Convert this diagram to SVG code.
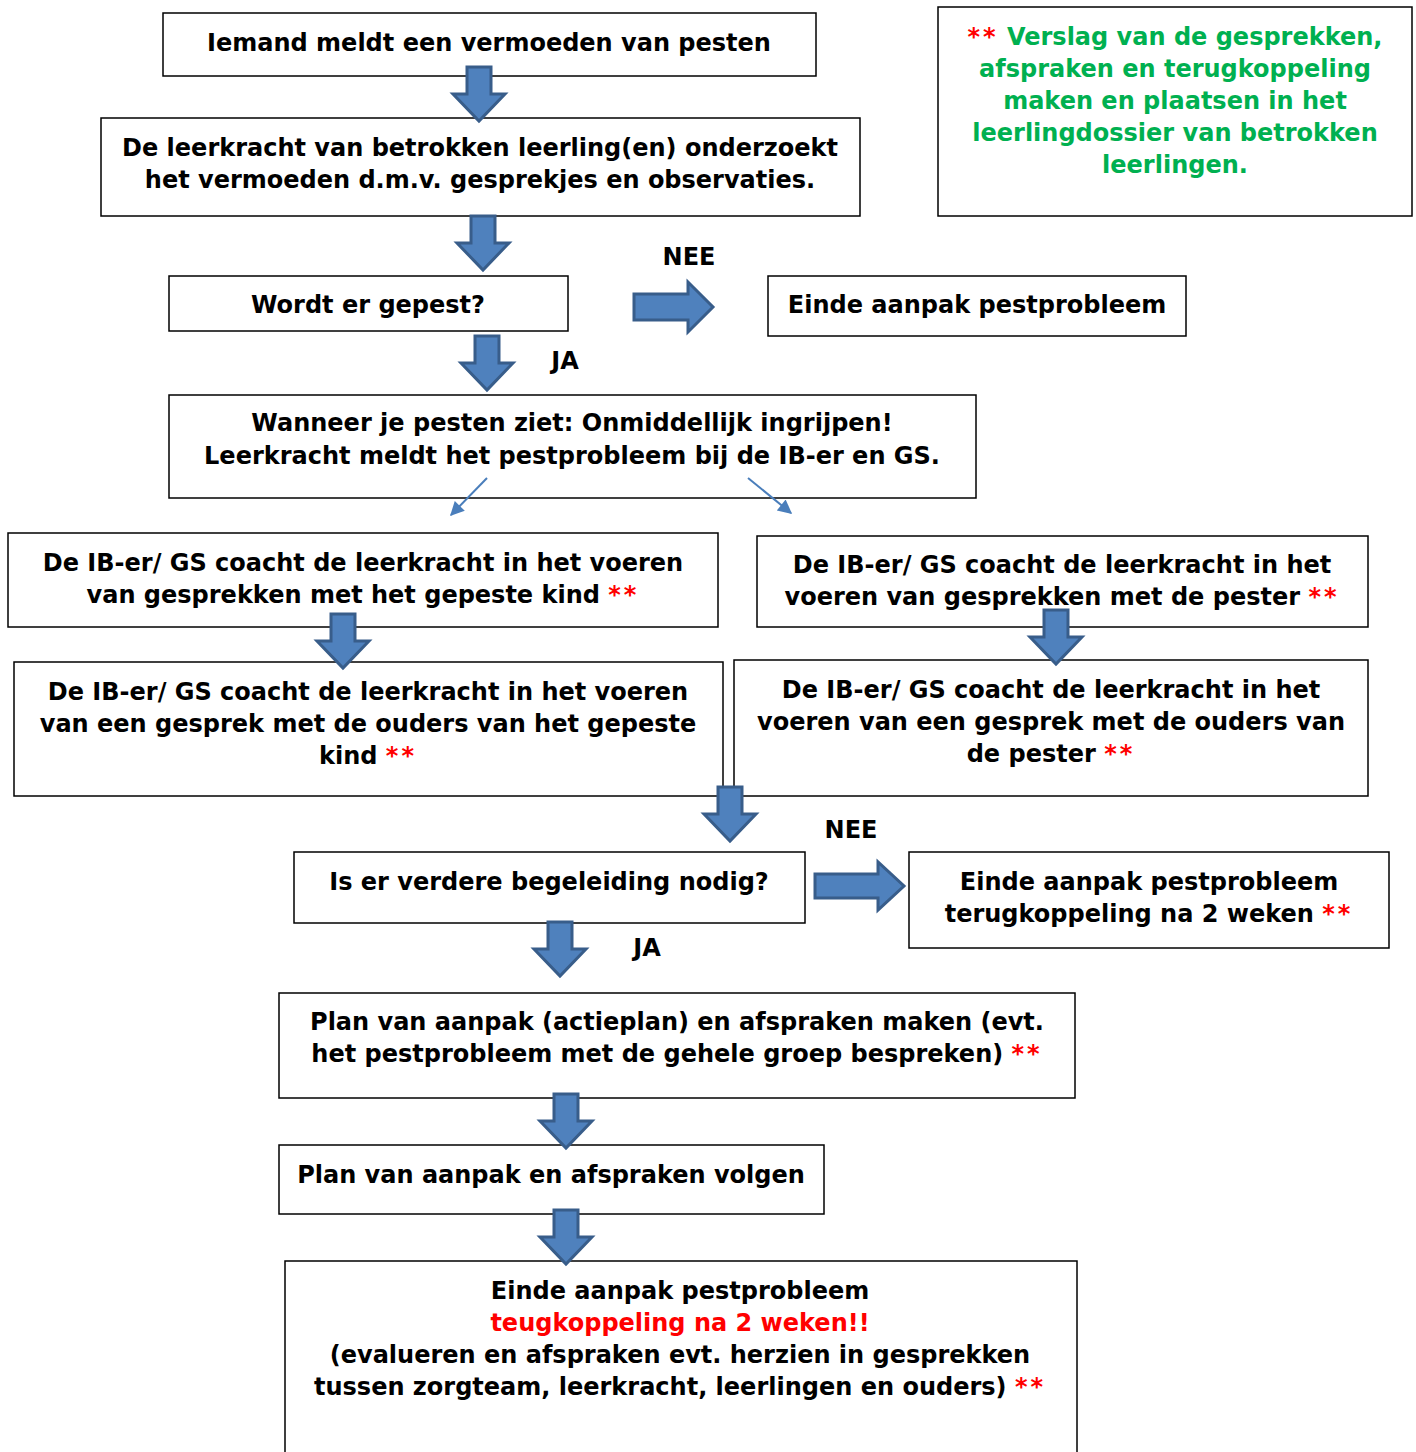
<svg xmlns="http://www.w3.org/2000/svg" xmlns:xlink="http://www.w3.org/1999/xlink" width="1416" height="1452" viewBox="0 0 1416 1452">
<style>
.box{fill:#fff;stroke:#000;stroke-width:1.5}
text{font-family:"DejaVu Sans","Verdana",sans-serif;font-weight:bold;font-size:24px;fill:#000;text-anchor:middle}
.r{fill:#FF0000}
.s{letter-spacing:3px}
.g{fill:#00B050}
.blk{fill:#4F81BD;stroke:#385D8A;stroke-width:3;stroke-linejoin:miter}
.thin{stroke:#4A7EBB;stroke-width:2;fill:none}
</style>
<defs>
<path id="dn" d="M-12,0 H12 V27 H26 L0,54 L-26,27 H-12 Z"/>
<marker id="ah" viewBox="0 0 10 10" refX="9" refY="5" markerWidth="8" markerHeight="7" orient="auto" markerUnits="strokeWidth">
<path d="M0,0 L10,5 L0,10 Z" fill="#4A7EBB"/>
</marker>
</defs>
<rect width="1416" height="1452" fill="#fff"/>

<g id="nodes">
<g id="n1"><rect class="box" x="163" y="13" width="653" height="63"/>
<text x="489" y="51">Iemand meldt een vermoeden van pesten</text></g>

<g id="note"><rect class="box" x="938" y="7" width="474" height="209"/>
<text x="1175" y="45"><tspan class="r s">**</tspan><tspan class="g"> Verslag van de gesprekken,</tspan></text>
<text class="g" x="1175" y="77">afspraken en terugkoppeling</text>
<text class="g" x="1175" y="109">maken en plaatsen in het</text>
<text class="g" x="1175" y="141">leerlingdossier van betrokken</text>
<text class="g" x="1175" y="173">leerlingen.</text></g>

<g id="n2"><rect class="box" x="101" y="118" width="759" height="98"/>
<text x="480" y="156">De leerkracht van betrokken leerling(en) onderzoekt</text>
<text x="480" y="188">het vermoeden d.m.v. gesprekjes en observaties.</text></g>

<g id="n3"><rect class="box" x="169" y="276" width="399" height="55"/>
<text x="368" y="313">Wordt er gepest?</text></g>

<g id="n4"><rect class="box" x="768" y="276" width="418" height="60"/>
<text x="977" y="313">Einde aanpak pestprobleem</text></g>

<g id="n5"><rect class="box" x="169" y="395" width="807" height="103"/>
<text x="572" y="431">Wanneer je pesten ziet: Onmiddellijk ingrijpen!</text>
<text x="572" y="464">Leerkracht meldt het pestprobleem bij de IB-er en GS.</text></g>

<g id="n6"><rect class="box" x="8" y="533" width="710" height="94"/>
<text x="363" y="571">De IB-er/ GS coacht de leerkracht in het voeren</text>
<text x="363" y="603">van gesprekken met het gepeste kind <tspan class="r s">**</tspan></text></g>

<g id="n7"><rect class="box" x="757" y="536" width="611" height="91"/>
<text x="1062" y="573">De IB-er/ GS coacht de leerkracht in het</text>
<text x="1062" y="605">voeren van gesprekken met de pester <tspan class="r s">**</tspan></text></g>

<g id="n8"><rect class="box" x="14" y="662" width="709" height="134"/>
<text x="368" y="700">De IB-er/ GS coacht de leerkracht in het voeren</text>
<text x="368" y="732">van een gesprek met de ouders van het gepeste</text>
<text x="368" y="764">kind <tspan class="r s">**</tspan></text></g>

<g id="n9"><rect class="box" x="734" y="660" width="634" height="136"/>
<text x="1051" y="698">De IB-er/ GS coacht de leerkracht in het</text>
<text x="1051" y="730">voeren van een gesprek met de ouders van</text>
<text x="1051" y="762">de pester <tspan class="r s">**</tspan></text></g>

<g id="n10"><rect class="box" x="294" y="852" width="511" height="71"/>
<text x="549" y="890">Is er verdere begeleiding nodig?</text></g>

<g id="n11"><rect class="box" x="909" y="852" width="480" height="96"/>
<text x="1149" y="890">Einde aanpak pestprobleem</text>
<text x="1149" y="922">terugkoppeling na 2 weken <tspan class="r s">**</tspan></text></g>

<g id="n12"><rect class="box" x="279" y="993" width="796" height="105"/>
<text x="677" y="1030">Plan van aanpak (actieplan) en afspraken maken (evt.</text>
<text x="677" y="1062">het pestprobleem met de gehele groep bespreken) <tspan class="r s">**</tspan></text></g>

<g id="n13"><rect class="box" x="279" y="1145" width="545" height="69"/>
<text x="551" y="1183">Plan van aanpak en afspraken volgen</text></g>

<g id="n14"><rect class="box" x="285" y="1261" width="792" height="220"/>
<text x="680" y="1299">Einde aanpak pestprobleem</text>
<text class="r" x="680" y="1331">teugkoppeling na 2 weken!!</text>
<text x="680" y="1363">(evalueren en afspraken evt. herzien in gesprekken</text>
<text x="680" y="1395">tussen zorgteam, leerkracht, leerlingen en ouders) <tspan class="r s">**</tspan></text></g>
</g>

<g id="connectors">
<use xlink:href="#dn" class="blk" x="479" y="67"/>
<use xlink:href="#dn" class="blk" x="483" y="216"/>
<use xlink:href="#dn" class="blk" x="487" y="336"/>
<use xlink:href="#dn" class="blk" x="343" y="614"/>
<use xlink:href="#dn" class="blk" x="1056" y="610"/>
<use xlink:href="#dn" class="blk" x="730" y="787"/>
<use xlink:href="#dn" class="blk" x="560" y="922"/>
<use xlink:href="#dn" class="blk" x="566" y="1094"/>
<use xlink:href="#dn" class="blk" x="566" y="1210"/>
<path class="blk" d="M634,294 H688 V282 L713,307 L688,332 V320 H634 Z"/>
<path class="blk" d="M815,874 H878 V862 L904,886 L878,910 V898 H815 Z"/>
<line class="thin" x1="487" y1="478" x2="451" y2="515" marker-end="url(#ah)"/>
<line class="thin" x1="748" y1="478" x2="791" y2="513" marker-end="url(#ah)"/>
<text x="689" y="265">NEE</text>
<text x="565" y="369">JA</text>
<text x="851" y="838">NEE</text>
<text x="647" y="956">JA</text>
</g>
</svg>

▸ **EXERCISE INSTRUCTIONS**: All the lines above are to be given again exactly as they read, with the pictures removed.

▸ **EXPECTED ANSWER**:
Convert this diagram to SVG code.
<svg xmlns="http://www.w3.org/2000/svg" xmlns:xlink="http://www.w3.org/1999/xlink" width="1416" height="1452" viewBox="0 0 1416 1452">
<style>
.box{fill:#fff;stroke:#000;stroke-width:1.5}
text{font-family:"DejaVu Sans","Verdana",sans-serif;font-weight:bold;font-size:24px;fill:#000;text-anchor:middle}
.r{fill:#FF0000}
.s{letter-spacing:3px}
.g{fill:#00B050}
.blk{fill:#4F81BD;stroke:#385D8A;stroke-width:3;stroke-linejoin:miter}
.thin{stroke:#4A7EBB;stroke-width:2;fill:none}
</style>
<defs>
<path id="dn" d="M-12,0 H12 V27 H26 L0,54 L-26,27 H-12 Z"/>
<marker id="ah" viewBox="0 0 10 10" refX="9" refY="5" markerWidth="8" markerHeight="7" orient="auto" markerUnits="strokeWidth">
<path d="M0,0 L10,5 L0,10 Z" fill="#4A7EBB"/>
</marker>
</defs>
<rect width="1416" height="1452" fill="#fff"/>

<g id="nodes">
<g id="n1"><rect class="box" x="163" y="13" width="653" height="63"/>
<text x="489" y="51">Iemand meldt een vermoeden van pesten</text></g>

<g id="note"><rect class="box" x="938" y="7" width="474" height="209"/>
<text x="1175" y="45"><tspan class="r s">**</tspan><tspan class="g"> Verslag van de gesprekken,</tspan></text>
<text class="g" x="1175" y="77">afspraken en terugkoppeling</text>
<text class="g" x="1175" y="109">maken en plaatsen in het</text>
<text class="g" x="1175" y="141">leerlingdossier van betrokken</text>
<text class="g" x="1175" y="173">leerlingen.</text></g>

<g id="n2"><rect class="box" x="101" y="118" width="759" height="98"/>
<text x="480" y="156">De leerkracht van betrokken leerling(en) onderzoekt</text>
<text x="480" y="188">het vermoeden d.m.v. gesprekjes en observaties.</text></g>

<g id="n3"><rect class="box" x="169" y="276" width="399" height="55"/>
<text x="368" y="313">Wordt er gepest?</text></g>

<g id="n4"><rect class="box" x="768" y="276" width="418" height="60"/>
<text x="977" y="313">Einde aanpak pestprobleem</text></g>

<g id="n5"><rect class="box" x="169" y="395" width="807" height="103"/>
<text x="572" y="431">Wanneer je pesten ziet: Onmiddellijk ingrijpen!</text>
<text x="572" y="464">Leerkracht meldt het pestprobleem bij de IB-er en GS.</text></g>

<g id="n6"><rect class="box" x="8" y="533" width="710" height="94"/>
<text x="363" y="571">De IB-er/ GS coacht de leerkracht in het voeren</text>
<text x="363" y="603">van gesprekken met het gepeste kind <tspan class="r s">**</tspan></text></g>

<g id="n7"><rect class="box" x="757" y="536" width="611" height="91"/>
<text x="1062" y="573">De IB-er/ GS coacht de leerkracht in het</text>
<text x="1062" y="605">voeren van gesprekken met de pester <tspan class="r s">**</tspan></text></g>

<g id="n8"><rect class="box" x="14" y="662" width="709" height="134"/>
<text x="368" y="700">De IB-er/ GS coacht de leerkracht in het voeren</text>
<text x="368" y="732">van een gesprek met de ouders van het gepeste</text>
<text x="368" y="764">kind <tspan class="r s">**</tspan></text></g>

<g id="n9"><rect class="box" x="734" y="660" width="634" height="136"/>
<text x="1051" y="698">De IB-er/ GS coacht de leerkracht in het</text>
<text x="1051" y="730">voeren van een gesprek met de ouders van</text>
<text x="1051" y="762">de pester <tspan class="r s">**</tspan></text></g>

<g id="n10"><rect class="box" x="294" y="852" width="511" height="71"/>
<text x="549" y="890">Is er verdere begeleiding nodig?</text></g>

<g id="n11"><rect class="box" x="909" y="852" width="480" height="96"/>
<text x="1149" y="890">Einde aanpak pestprobleem</text>
<text x="1149" y="922">terugkoppeling na 2 weken <tspan class="r s">**</tspan></text></g>

<g id="n12"><rect class="box" x="279" y="993" width="796" height="105"/>
<text x="677" y="1030">Plan van aanpak (actieplan) en afspraken maken (evt.</text>
<text x="677" y="1062">het pestprobleem met de gehele groep bespreken) <tspan class="r s">**</tspan></text></g>

<g id="n13"><rect class="box" x="279" y="1145" width="545" height="69"/>
<text x="551" y="1183">Plan van aanpak en afspraken volgen</text></g>

<g id="n14"><rect class="box" x="285" y="1261" width="792" height="220"/>
<text x="680" y="1299">Einde aanpak pestprobleem</text>
<text class="r" x="680" y="1331">teugkoppeling na 2 weken!!</text>
<text x="680" y="1363">(evalueren en afspraken evt. herzien in gesprekken</text>
<text x="680" y="1395">tussen zorgteam, leerkracht, leerlingen en ouders) <tspan class="r s">**</tspan></text></g>
</g>

<g id="connectors">
<use xlink:href="#dn" class="blk" x="479" y="67"/>
<use xlink:href="#dn" class="blk" x="483" y="216"/>
<use xlink:href="#dn" class="blk" x="487" y="336"/>
<use xlink:href="#dn" class="blk" x="343" y="614"/>
<use xlink:href="#dn" class="blk" x="1056" y="610"/>
<use xlink:href="#dn" class="blk" x="730" y="787"/>
<use xlink:href="#dn" class="blk" x="560" y="922"/>
<use xlink:href="#dn" class="blk" x="566" y="1094"/>
<use xlink:href="#dn" class="blk" x="566" y="1210"/>
<path class="blk" d="M634,294 H688 V282 L713,307 L688,332 V320 H634 Z"/>
<path class="blk" d="M815,874 H878 V862 L904,886 L878,910 V898 H815 Z"/>
<line class="thin" x1="487" y1="478" x2="451" y2="515" marker-end="url(#ah)"/>
<line class="thin" x1="748" y1="478" x2="791" y2="513" marker-end="url(#ah)"/>
<text x="689" y="265">NEE</text>
<text x="565" y="369">JA</text>
<text x="851" y="838">NEE</text>
<text x="647" y="956">JA</text>
</g>
</svg>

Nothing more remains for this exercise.